Observability for agent fleets: what to track, how to alert, and how to debug.

The Observability Challenge

Traditional software observability focuses on latency, error rates, and throughput. Agent systems add a new dimension: quality. An agent can execute successfully (no errors, normal latency) while producing completely wrong results.

You need metrics for both operational health and output quality.

Key Metrics to Track

Operational:

  • Task completion rate (% that reach a defined end state)
  • Error rate by error type (tool failure, timeout, max iterations, etc.)
  • Latency percentiles (p50, p95, p99)
  • Token usage and cost per task type
  • Queue depth (for async systems)

Quality:

  • Eval score on sample of production outputs
  • Human rating on sampled outputs
  • Re-prompt rate (proxy for first-attempt quality)
  • Task abandonment rate (user gave up)

Tracing Agent Execution

Every agent invocation should produce a trace: a timeline of every tool call, model call, and decision, with inputs and outputs at each step.

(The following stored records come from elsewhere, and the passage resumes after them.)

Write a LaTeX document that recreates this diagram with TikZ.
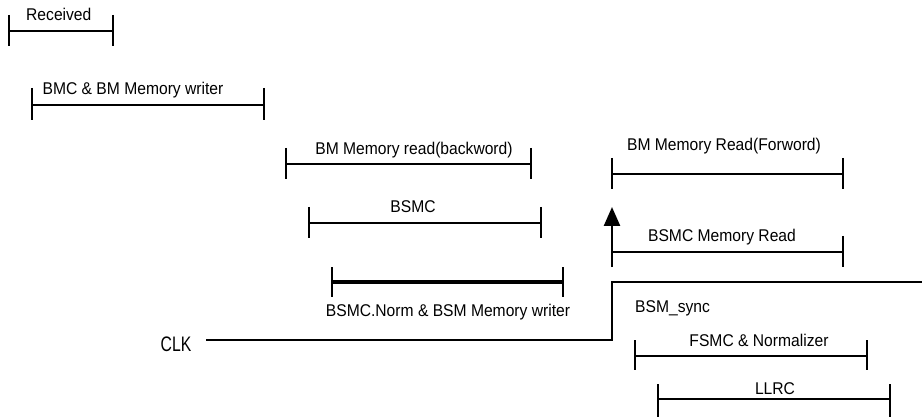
\documentclass[tikz,border=0pt]{standalone}
\usepackage{fontspec}
\setmainfont{Liberation Sans}[FakeStretch=0.92]
\newfontfamily\clkfont{Liberation Sans}[FakeStretch=0.75]
\usetikzlibrary{arrows.meta}
\tikzset{
  bar/.style={line width=2.5pt},
  thickbar/.style={line width=3.5pt},
  tick/.style={line width=2.5pt},
  lbl/.style={anchor=base, inner sep=0pt, font=\fontsize{17}{19}\selectfont},
  lbll/.style={anchor=base west, inner sep=0pt, font=\fontsize{17}{19}\selectfont}
}
% interval: y-line, x-left, x-right, tick-top, tick-bottom
\newcommand{\ivl}[6][bar]{%
  \draw[#1] (#3,#2) -- (#4,#2);
  \draw[tick] (#3,#5) -- (#3,#6);
  \draw[tick] (#4,#5) -- (#4,#6);
}
\begin{document}
\begin{tikzpicture}[x=1pt,y=-1pt]
\useasboundingbox (0,0) rectangle (922,417);
% Received
\ivl{31}{9}{113}{15}{46}
\node[lbll] (received) at (26,21) {Received};
% BMC & BM Memory writer
\ivl{105}{32}{264}{88}{120}
\node[lbl] (bmc) at (133,94.5) {BMC \& BM Memory writer};
% BM Memory read(backword)
\ivl{164}{286}{531}{148}{179}
\node[lbl] (bmread) at (414,155) {BM Memory read(backword)};
% BSMC
\ivl{223}{309}{541}{207}{238}
\node[lbl] (bsmc) at (413,213) {BSMC};
% BSMC.Norm
\ivl[thickbar]{282}{332}{563}{267}{297}
\node[lbl] (bsmcnorm) at (448,316) {BSMC.Norm \& BSM Memory writer};
% BM Memory Read(Forword)
\ivl{174}{612}{843}{158}{189}
\node[lbl] (bmfwd) at (724,151) {BM Memory Read(Forword)};
% BSMC Memory Read
\draw[bar] (612,252) -- (843,252);
\draw[tick] (843,236) -- (843,267);
\coordinate (arrbase) at (612,267);
\coordinate (arrtip) at (612,207);
\draw[tick, -{Triangle[width=16pt,length=19pt]}] (arrbase) -- (arrtip);
\node[lbl] (bsmcmr) at (722,242) {BSMC Memory Read};
% CLK
\node[anchor=base, inner sep=0pt, font=\clkfont\fontsize{21}{24}\selectfont] (clk) at (176,351) {CLK};
\coordinate (c1) at (206,340);
\coordinate (c2) at (612,340);
\coordinate (c3) at (612,282);
\coordinate (c4) at (922,282);
\draw[bar] (c1) -- (c2) -- (c3) -- (c4);
\node[lbll] (bsmsync) at (635,312) {BSM\_sync};
% FSMC & Normalizer
\ivl{356}{635}{867}{340}{370}
\node[lbl] (fsmc) at (759,346) {FSMC \& Normalizer};
% LLRC
\ivl{399}{658}{890}{384}{417}
\node[lbl] (llrc) at (775,394) {LLRC};
\end{tikzpicture}
\end{document}
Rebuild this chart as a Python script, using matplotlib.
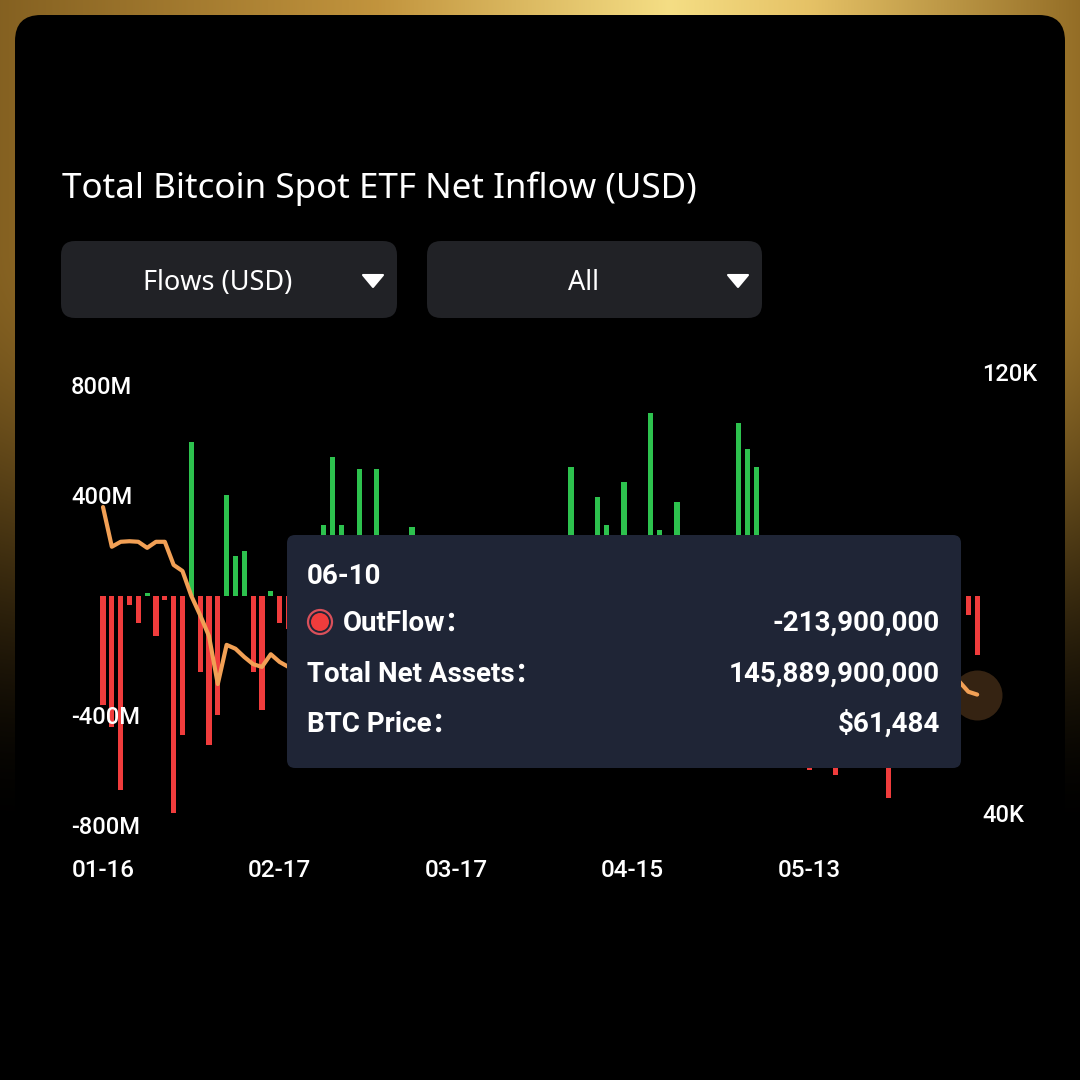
import numpy as np
import matplotlib
matplotlib.use('Agg')
import matplotlib.pyplot as plt
from matplotlib.patches import FancyBboxPatch, Polygon, Circle

# ---------------- data ----------------
flow_musd = [
    -396, -475, -705, -33, -99, 10, -145, -15, -790, -505,
    561, -275, -542, -433, 367, 145, 165, -275, -415, 18,
    -99, -120, 60, -180, 95, 258, 507, 258, 130, 462,
    85, 462, -140, 180, -60, 251, 120, -210, 75, -330,
    140, 40, -160, -90, 200, -410, -250, 110, -85, 30,
    -300, 150, -180, 470, 60, -120, 361, 258, 90, 416,
    -220, 150, 664, 240, -140, 343, 70, -280, 105, -540,
    -190, 200, 628, 535, 470, 120, -90, 50, -310, -160,
    -633, -180, 90, -651, -230, 130, -60, -470, 40, -735,
    -150, 80, -320, 160, -90, 60, -200, 0, -69, -213.9,
]
btc_price = [
    95500, 88300, 89200, 89300, 89200, 88100, 89200, 89200, 85000, 83900,
    79400, 75900, 72100, 63400, 70500, 69800, 68300, 67000, 66500, 68800,
    67400, 66500, 66000, 65500, 66800, 67500, 68200, 67000, 66400, 65800,
    66900, 68000, 69100, 70200, 71000, 70400, 69500, 68700, 69800, 71200,
    72000, 71500, 70300, 69000, 67800, 68500, 69400, 70600, 71300, 70800,
    69900, 68400, 67200, 66100, 65000, 64200, 63500, 64600, 65300, 64000,
    63100, 62400, 61800, 62900, 63700, 64500, 63200, 62000, 61300, 60500,
    59800, 60900, 62200, 63600, 64800, 65900, 66700, 67400, 68000, 67100,
    66300, 67200, 68100, 68900, 69500, 68800, 68000, 67300, 66500, 65800,
    65200, 64900, 65600, 66200, 66000, 65400, 64700, 63800, 62000, 61484,
]
x_tick_index = [0, 20, 40, 60, 80]
x_tick_labels = ['01-16', '02-17', '03-17', '04-15', '05-13']
left_ticks = [800, 400, -400, -800]
left_tick_labels = ['800M', '400M', '-400M', '-800M']
right_ticks = [120000, 40000]
right_tick_labels = ['120K', '40K']
title_text = 'Total Bitcoin Spot ETF Net Inflow (USD)'
dropdowns = ['Flows (USD)', 'All']
tooltip_date = '06-10'
tooltip_rows = [('OutFlow：', '-213,900,000'),
                ('Total Net Assets：', '145,889,900,000'),
                ('BTC Price：', '$61,484')]

GREEN = '#2dc24e'
RED = '#f03c3c'
ORANGE = '#f2a055'

plt.rcParams['font.family'] = ['Roboto', 'Noto Sans CJK SC', 'DejaVu Sans']

W = H = 1080
fig = plt.figure(figsize=(10.8, 10.8), dpi=100)
fig.patch.set_facecolor('black')

# ---------------- background ----------------
bg = fig.add_axes([0, 0, 1, 1], zorder=0)
bg.set_xlim(0, W)
bg.set_ylim(H, 0)
bg.axis('off')

xs = np.linspace(0, 1, W)
ys = np.arange(H)
xst = [0.0, 0.35, 0.62, 0.75, 1.0]
cr = [0.52, 0.76, 0.96, 0.90, 0.58]
cg = [0.38, 0.58, 0.87, 0.76, 0.43]
cb = [0.13, 0.24, 0.52, 0.40, 0.15]
base = np.stack([np.interp(xs, xst, cr), np.interp(xs, xst, cg), np.interp(xs, xst, cb)], axis=-1)
t = np.clip((ys - 250) / 590.0, 0, 1)
fade = 1 - (3 * t ** 2 - 2 * t ** 3)
img = fade[:, None, None] * base[None, :, :]
bg.imshow(img, extent=(0, W, H, 0), aspect='auto', interpolation='bilinear', zorder=0)

bg.add_patch(FancyBboxPatch((15, 15), 1050, 1200, boxstyle='round,pad=0,rounding_size=26',
                            fc='black', ec='none', zorder=1))

bg.text(62, 189, title_text, fontsize=25.2, color='white', va='center', ha='left',
        family=['Noto Sans', 'DejaVu Sans'], fontweight='medium', zorder=2)

boxes = [(61, 397, 218, 373), (427, 762, 584, 738)]
for (x0, x1, tx, triax), label in zip(boxes, dropdowns):
    bg.add_patch(FancyBboxPatch((x0, 241), x1 - x0, 77, boxstyle='round,pad=0,rounding_size=14',
                                fc='#212226', ec='none', zorder=2))
    bg.text(tx, 283, label, fontsize=19.5, color='white', va='center', ha='center',
            family=['Noto Sans', 'DejaVu Sans'], zorder=3)
    bg.add_patch(Polygon([[triax - 10, 275], [triax + 10, 275], [triax, 287]], closed=True,
                         fc='white', ec='white', lw=1.5, joinstyle='round', zorder=3))

# ---------------- chart ----------------
PX = 8.83          # pixels per bar
X0 = 103           # pixel of first bar
ZERO = 596         # pixel of zero flow
SC = 0.275         # pixels per million
top_px, bot_px, left_px, right_px = 340, 850, 80, 980

ax = fig.add_axes([left_px / W, 1 - bot_px / H, (right_px - left_px) / W, (bot_px - top_px) / H], zorder=1)
ax.patch.set_alpha(0)
idx = np.arange(len(flow_musd))
colors = [GREEN if v >= 0 else RED for v in flow_musd]
ax.bar(idx, flow_musd, width=0.58, color=colors, linewidth=0)
ax.set_xlim((left_px - X0) / PX, (right_px - X0) / PX)
ax.set_ylim(-(bot_px - ZERO) / SC, (ZERO - top_px) / SC)

ax.set_yticks(left_ticks, left_tick_labels)
for tl in ax.get_yticklabels():
    tl.set_ha('left')
    tl.set_va('top')
ax.tick_params(axis='y', length=0, pad=6.5, labelsize=17, labelcolor='white')
ax.set_xticks(x_tick_index, x_tick_labels)
ax.tick_params(axis='x', length=0, pad=6.5, labelsize=17.5, labelcolor='white')
for s in ax.spines.values():
    s.set_visible(False)

ax2 = ax.twinx()
ax2.set_zorder(2)
ax2.patch.set_visible(False)
RSC = 5.5125 / 1000.0   # pixels per USD
R40 = 813
ax2.set_ylim(40000 - (bot_px - R40) / RSC, 40000 + (R40 - top_px) / RSC)
ax2.plot(idx, btc_price, color=ORANGE, lw=3.0, solid_capstyle='round', solid_joinstyle='round')
ax2.plot([idx[-1]], [btc_price[-1]], 'o', ms=36, color=ORANGE, alpha=0.22, mec='none', clip_on=False)
ax2.set_yticks(right_ticks, right_tick_labels)
ax2.tick_params(axis='y', length=0, pad=1.5, labelsize=17, labelcolor='white')
for s in ax2.spines.values():
    s.set_visible(False)
for a in (ax, ax2):
    for tl in a.get_xticklabels() + a.get_yticklabels():
        tl.set_fontweight('medium')

# ---------------- tooltip ----------------
ov = fig.add_axes([0, 0, 1, 1], zorder=3)
ov.set_xlim(0, W)
ov.set_ylim(H, 0)
ov.axis('off')
ov.patch.set_alpha(0)
ov.add_patch(FancyBboxPatch((287, 535), 674, 233, boxstyle='round,pad=0,rounding_size=8',
                            fc='#1f2536', ec='none'))
ov.text(307, 577, tooltip_date, fontsize=20, color='white', fontweight='bold', va='center', ha='left')
row_y = [623, 674, 724]
for (lab, val), yy in zip(tooltip_rows, row_y):
    lx = 343 if lab.startswith('OutFlow') else 307
    ov.text(lx, yy, lab, fontsize=20, color='white', fontweight='bold', va='center', ha='left')
    ov.text(940, yy, val, fontsize=20, color='white', fontweight='bold', va='center', ha='right')
ov.add_patch(Circle((320, 622), 12, fc='none', ec='#d9505a', lw=1.6))
ov.add_patch(Circle((320, 622), 9, fc=RED, ec='none'))

fig.savefig('out.png', dpi=100, facecolor='black')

Use a tracing tool (Langfuse, Langsmith, or custom) to capture these traces. Good traces make debugging 10x faster.

Alert Thresholds

| Metric | Warning | Critical | |--------|---------|----------| | Error rate | >2% | >10% | | Latency p95 | >5s | >30s | | Cost/task | 2x baseline | 5x baseline | | Completion rate | <95% | <80% |

The Debugging Loop

When an agent fails:

  1. Pull the full trace for the failing task
  2. Identify the exact step where things went wrong
  3. Reproduce the failure in isolation
  4. Fix the specific component
  5. Run the full task again to verify
  6. Add a regression test

Never debug agent failures by running the full system repeatedly — too slow and too noisy.